** begin DATA SEGMENT **

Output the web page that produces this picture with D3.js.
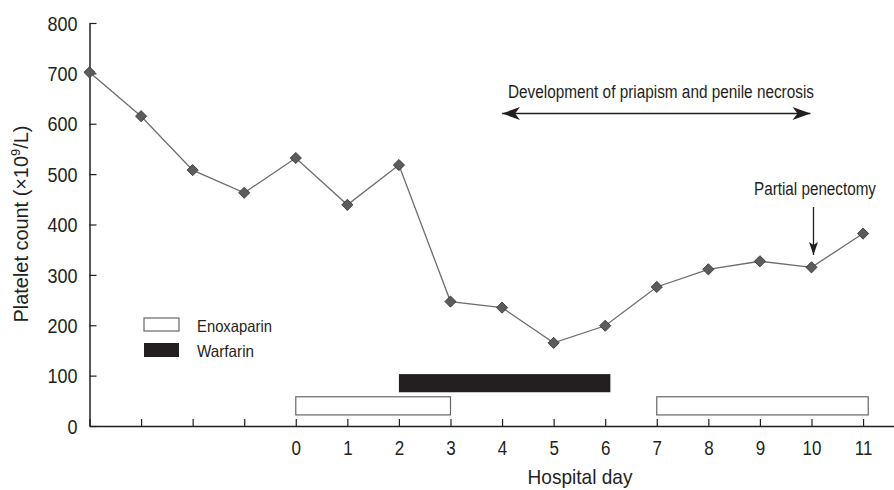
<!DOCTYPE html>
<html><head><meta charset="utf-8">
<script src="https://cdn.jsdelivr.net/npm/d3@7"></script>
<style>
body{margin:0;background:#fff;}
svg text{font-family:"Liberation Sans",Arial,sans-serif;fill:#231f20;}
</style></head><body>
<svg id="c" width="894" height="490"></svg>
<script>
const days = [-4,-3,-2,-1,0,1,2,3,4,5,6,7,8,9,10,11];
const platelets = [702,615,508,463,532,439,518,247,235,165,199,276,311,327,315,382];
const xTickLabels = ["0","1","2","3","4","5","6","7","8","9","10","11"];
const yTicks = [0,100,200,300,400,500,600,700,800];
const enoxaparin = [{start:0,end:3},{start:7,end:11.1}];
const warfarin = [{start:2,end:6.1}];
const enoxBand = [22,58];
const warfBand = [67,103];
const legendItems = ["Enoxaparin","Warfarin"];
const necrosisSpan = [4,10];
const necrosisLabel = "Development of priapism and penile necrosis";
const penectomyDay = 10;
const penectomyLabel = "Partial penectomy";

const svg = d3.select("#c");
const x = d3.scaleLinear().domain([-4, 11.6]).range([89.5, 894]);
const y = d3.scaleLinear().domain([0, 800]).range([426, 23]);
const axisColor = "#231f20";

function squeeze(sel, factor){
  sel.each(function(){
    const w = this.getComputedTextLength();
    this.setAttribute("textLength", w*factor);
    this.setAttribute("lengthAdjust","spacingAndGlyphs");
  });
}
function fitWidth(sel, width){
  sel.attr("textLength", width).attr("lengthAdjust","spacingAndGlyphs");
}

// bars
svg.selectAll("rect.enox").data(enoxaparin).enter().append("rect")
  .attr("x", d=>x(d.start)).attr("width", d=>x(d.end)-x(d.start))
  .attr("y", y(enoxBand[1])).attr("height", y(enoxBand[0])-y(enoxBand[1]))
  .attr("fill","#fff").attr("stroke","#666").attr("stroke-width",1.2);
svg.selectAll("rect.warf").data(warfarin).enter().append("rect")
  .attr("x", d=>x(d.start)).attr("width", d=>x(d.end)-x(d.start))
  .attr("y", y(warfBand[1])).attr("height", y(warfBand[0])-y(warfBand[1]))
  .attr("fill","#231f20");

// axes
const yAxis = d3.axisLeft(y).tickValues(yTicks).tickSizeInner(-7).tickSizeOuter(0).tickPadding(12);
const gy = svg.append("g").attr("transform","translate(89.5,0)").call(yAxis);
gy.select(".domain").attr("stroke",axisColor).attr("stroke-width",1.5);
gy.selectAll(".tick line").attr("stroke",axisColor).attr("stroke-width",1.2);
gy.selectAll(".tick text").attr("font-size",20).attr("fill",axisColor)
  .style("font-family","'Liberation Sans',Arial,sans-serif").attr("dy","0.36em");
squeeze(gy.selectAll(".tick text"), 0.9);

const xAxis = d3.axisBottom(x).tickValues(days).tickSizeInner(-7).tickSizeOuter(0).tickPadding(14)
  .tickFormat(d => d >= 0 ? xTickLabels[d] : "");
const gx = svg.append("g").attr("transform","translate(0,426)").call(xAxis);
gx.select(".domain").attr("stroke",axisColor).attr("stroke-width",1.5);
gx.selectAll(".tick line").attr("stroke",axisColor).attr("stroke-width",1.2);
gx.selectAll(".tick text").attr("font-size",20).attr("fill",axisColor)
  .style("font-family","'Liberation Sans',Arial,sans-serif").attr("y",29).attr("dy",0);
squeeze(gx.selectAll(".tick text").filter(function(){return this.textContent.length>0;}), 0.85);

// axis titles
fitWidth(svg.append("text").attr("x",580).attr("y",484).attr("text-anchor","middle").attr("font-size",21).text("Hospital day"), 105);
const yt = svg.append("text").attr("text-anchor","middle").attr("font-size",20);
yt.append("tspan").text("Platelet count (×10");
yt.append("tspan").attr("dy",-8).attr("font-size",13).text("9");
yt.append("tspan").attr("dy",8).text("/L)");
const ytw = yt.node().getComputedTextLength();
yt.attr("transform",`translate(28,224) rotate(-90) scale(${197/ytw},1)`);

// line
const line = d3.line().x((d,i)=>x(days[i])).y(d=>y(d));
svg.append("path").datum(platelets).attr("d",line).attr("fill","none").attr("stroke","#6d6d6d").attr("stroke-width",1.3);
svg.selectAll("path.pt").data(platelets).enter().append("path")
  .attr("d", d3.symbol().type(d3.symbolDiamond2).size(80))
  .attr("transform",(d,i)=>`translate(${x(days[i])},${y(d)})`)
  .attr("fill","#5b5c5e").attr("stroke","#2e2e2e").attr("stroke-width",0.8);

// markers for arrows
const defs = svg.append("defs");
defs.append("marker").attr("id","ah").attr("viewBox","0 0 18 13").attr("refX",18).attr("refY",6.5)
  .attr("markerWidth",18).attr("markerHeight",13).attr("markerUnits","userSpaceOnUse").attr("orient","auto-start-reverse")
  .append("path").attr("d","M0,0 L18,6.5 L0,13 L5,6.5 Z").attr("fill","#231f20");
defs.append("marker").attr("id","ah2").attr("viewBox","0 0 13 9").attr("refX",13).attr("refY",4.5)
  .attr("markerWidth",13).attr("markerHeight",9).attr("markerUnits","userSpaceOnUse").attr("orient","auto")
  .append("path").attr("d","M0,0 L13,4.5 L0,9 L3,4.5 Z").attr("fill","#231f20");

// necrosis arrow
svg.append("line").attr("x1",x(necrosisSpan[0])).attr("x2",x(necrosisSpan[1])-1).attr("y1",113.5).attr("y2",113.5)
  .attr("stroke","#231f20").attr("stroke-width",1.3)
  .attr("marker-start","url(#ah)").attr("marker-end","url(#ah)");
fitWidth(svg.append("text").attr("x",661).attr("y",98).attr("text-anchor","middle")
  .attr("font-size",18).text(necrosisLabel), 306);

// penectomy
fitWidth(svg.append("text").attr("x",815).attr("y",195).attr("text-anchor","middle").attr("font-size",18).text(penectomyLabel), 122);
svg.append("line").attr("x1",x(penectomyDay)+2).attr("x2",x(penectomyDay)+2).attr("y1",207).attr("y2",255)
  .attr("stroke","#231f20").attr("stroke-width",1.3).attr("marker-end","url(#ah2)");

// legend
const lg = svg.append("g").attr("transform","translate(144,318)");
lg.append("rect").attr("x",0).attr("y",0).attr("width",35).attr("height",13).attr("fill","#fff").attr("stroke","#666").attr("stroke-width",1.2);
lg.append("rect").attr("x",0).attr("y",25).attr("width",35).attr("height",14).attr("fill","#231f20");
const legendWidths = [75,57];
lg.selectAll("text.l").data(legendItems).enter().append("text")
  .attr("x",53).attr("y",(d,i)=>13.5+i*25).attr("font-size",16.5).text(d=>d)
  .attr("textLength",(d,i)=>legendWidths[i]).attr("lengthAdjust","spacingAndGlyphs");
</script></body></html>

** end DATA SEGMENT **

**PROBLEM TO SOLVE**
Copy the data character for character, but drop all pictures from the copy.

**WRITTEN RESPONSE**
Output the web page that produces this picture with D3.js.
<!DOCTYPE html>
<html><head><meta charset="utf-8">
<script src="https://cdn.jsdelivr.net/npm/d3@7"></script>
<style>
body{margin:0;background:#fff;}
svg text{font-family:"Liberation Sans",Arial,sans-serif;fill:#231f20;}
</style></head><body>
<svg id="c" width="894" height="490"></svg>
<script>
const days = [-4,-3,-2,-1,0,1,2,3,4,5,6,7,8,9,10,11];
const platelets = [702,615,508,463,532,439,518,247,235,165,199,276,311,327,315,382];
const xTickLabels = ["0","1","2","3","4","5","6","7","8","9","10","11"];
const yTicks = [0,100,200,300,400,500,600,700,800];
const enoxaparin = [{start:0,end:3},{start:7,end:11.1}];
const warfarin = [{start:2,end:6.1}];
const enoxBand = [22,58];
const warfBand = [67,103];
const legendItems = ["Enoxaparin","Warfarin"];
const necrosisSpan = [4,10];
const necrosisLabel = "Development of priapism and penile necrosis";
const penectomyDay = 10;
const penectomyLabel = "Partial penectomy";

const svg = d3.select("#c");
const x = d3.scaleLinear().domain([-4, 11.6]).range([89.5, 894]);
const y = d3.scaleLinear().domain([0, 800]).range([426, 23]);
const axisColor = "#231f20";

function squeeze(sel, factor){
  sel.each(function(){
    const w = this.getComputedTextLength();
    this.setAttribute("textLength", w*factor);
    this.setAttribute("lengthAdjust","spacingAndGlyphs");
  });
}
function fitWidth(sel, width){
  sel.attr("textLength", width).attr("lengthAdjust","spacingAndGlyphs");
}

// bars
svg.selectAll("rect.enox").data(enoxaparin).enter().append("rect")
  .attr("x", d=>x(d.start)).attr("width", d=>x(d.end)-x(d.start))
  .attr("y", y(enoxBand[1])).attr("height", y(enoxBand[0])-y(enoxBand[1]))
  .attr("fill","#fff").attr("stroke","#666").attr("stroke-width",1.2);
svg.selectAll("rect.warf").data(warfarin).enter().append("rect")
  .attr("x", d=>x(d.start)).attr("width", d=>x(d.end)-x(d.start))
  .attr("y", y(warfBand[1])).attr("height", y(warfBand[0])-y(warfBand[1]))
  .attr("fill","#231f20");

// axes
const yAxis = d3.axisLeft(y).tickValues(yTicks).tickSizeInner(-7).tickSizeOuter(0).tickPadding(12);
const gy = svg.append("g").attr("transform","translate(89.5,0)").call(yAxis);
gy.select(".domain").attr("stroke",axisColor).attr("stroke-width",1.5);
gy.selectAll(".tick line").attr("stroke",axisColor).attr("stroke-width",1.2);
gy.selectAll(".tick text").attr("font-size",20).attr("fill",axisColor)
  .style("font-family","'Liberation Sans',Arial,sans-serif").attr("dy","0.36em");
squeeze(gy.selectAll(".tick text"), 0.9);

const xAxis = d3.axisBottom(x).tickValues(days).tickSizeInner(-7).tickSizeOuter(0).tickPadding(14)
  .tickFormat(d => d >= 0 ? xTickLabels[d] : "");
const gx = svg.append("g").attr("transform","translate(0,426)").call(xAxis);
gx.select(".domain").attr("stroke",axisColor).attr("stroke-width",1.5);
gx.selectAll(".tick line").attr("stroke",axisColor).attr("stroke-width",1.2);
gx.selectAll(".tick text").attr("font-size",20).attr("fill",axisColor)
  .style("font-family","'Liberation Sans',Arial,sans-serif").attr("y",29).attr("dy",0);
squeeze(gx.selectAll(".tick text").filter(function(){return this.textContent.length>0;}), 0.85);

// axis titles
fitWidth(svg.append("text").attr("x",580).attr("y",484).attr("text-anchor","middle").attr("font-size",21).text("Hospital day"), 105);
const yt = svg.append("text").attr("text-anchor","middle").attr("font-size",20);
yt.append("tspan").text("Platelet count (×10");
yt.append("tspan").attr("dy",-8).attr("font-size",13).text("9");
yt.append("tspan").attr("dy",8).text("/L)");
const ytw = yt.node().getComputedTextLength();
yt.attr("transform",`translate(28,224) rotate(-90) scale(${197/ytw},1)`);

// line
const line = d3.line().x((d,i)=>x(days[i])).y(d=>y(d));
svg.append("path").datum(platelets).attr("d",line).attr("fill","none").attr("stroke","#6d6d6d").attr("stroke-width",1.3);
svg.selectAll("path.pt").data(platelets).enter().append("path")
  .attr("d", d3.symbol().type(d3.symbolDiamond2).size(80))
  .attr("transform",(d,i)=>`translate(${x(days[i])},${y(d)})`)
  .attr("fill","#5b5c5e").attr("stroke","#2e2e2e").attr("stroke-width",0.8);

// markers for arrows
const defs = svg.append("defs");
defs.append("marker").attr("id","ah").attr("viewBox","0 0 18 13").attr("refX",18).attr("refY",6.5)
  .attr("markerWidth",18).attr("markerHeight",13).attr("markerUnits","userSpaceOnUse").attr("orient","auto-start-reverse")
  .append("path").attr("d","M0,0 L18,6.5 L0,13 L5,6.5 Z").attr("fill","#231f20");
defs.append("marker").attr("id","ah2").attr("viewBox","0 0 13 9").attr("refX",13).attr("refY",4.5)
  .attr("markerWidth",13).attr("markerHeight",9).attr("markerUnits","userSpaceOnUse").attr("orient","auto")
  .append("path").attr("d","M0,0 L13,4.5 L0,9 L3,4.5 Z").attr("fill","#231f20");

// necrosis arrow
svg.append("line").attr("x1",x(necrosisSpan[0])).attr("x2",x(necrosisSpan[1])-1).attr("y1",113.5).attr("y2",113.5)
  .attr("stroke","#231f20").attr("stroke-width",1.3)
  .attr("marker-start","url(#ah)").attr("marker-end","url(#ah)");
fitWidth(svg.append("text").attr("x",661).attr("y",98).attr("text-anchor","middle")
  .attr("font-size",18).text(necrosisLabel), 306);

// penectomy
fitWidth(svg.append("text").attr("x",815).attr("y",195).attr("text-anchor","middle").attr("font-size",18).text(penectomyLabel), 122);
svg.append("line").attr("x1",x(penectomyDay)+2).attr("x2",x(penectomyDay)+2).attr("y1",207).attr("y2",255)
  .attr("stroke","#231f20").attr("stroke-width",1.3).attr("marker-end","url(#ah2)");

// legend
const lg = svg.append("g").attr("transform","translate(144,318)");
lg.append("rect").attr("x",0).attr("y",0).attr("width",35).attr("height",13).attr("fill","#fff").attr("stroke","#666").attr("stroke-width",1.2);
lg.append("rect").attr("x",0).attr("y",25).attr("width",35).attr("height",14).attr("fill","#231f20");
const legendWidths = [75,57];
lg.selectAll("text.l").data(legendItems).enter().append("text")
  .attr("x",53).attr("y",(d,i)=>13.5+i*25).attr("font-size",16.5).text(d=>d)
  .attr("textLength",(d,i)=>legendWidths[i]).attr("lengthAdjust","spacingAndGlyphs");
</script></body></html>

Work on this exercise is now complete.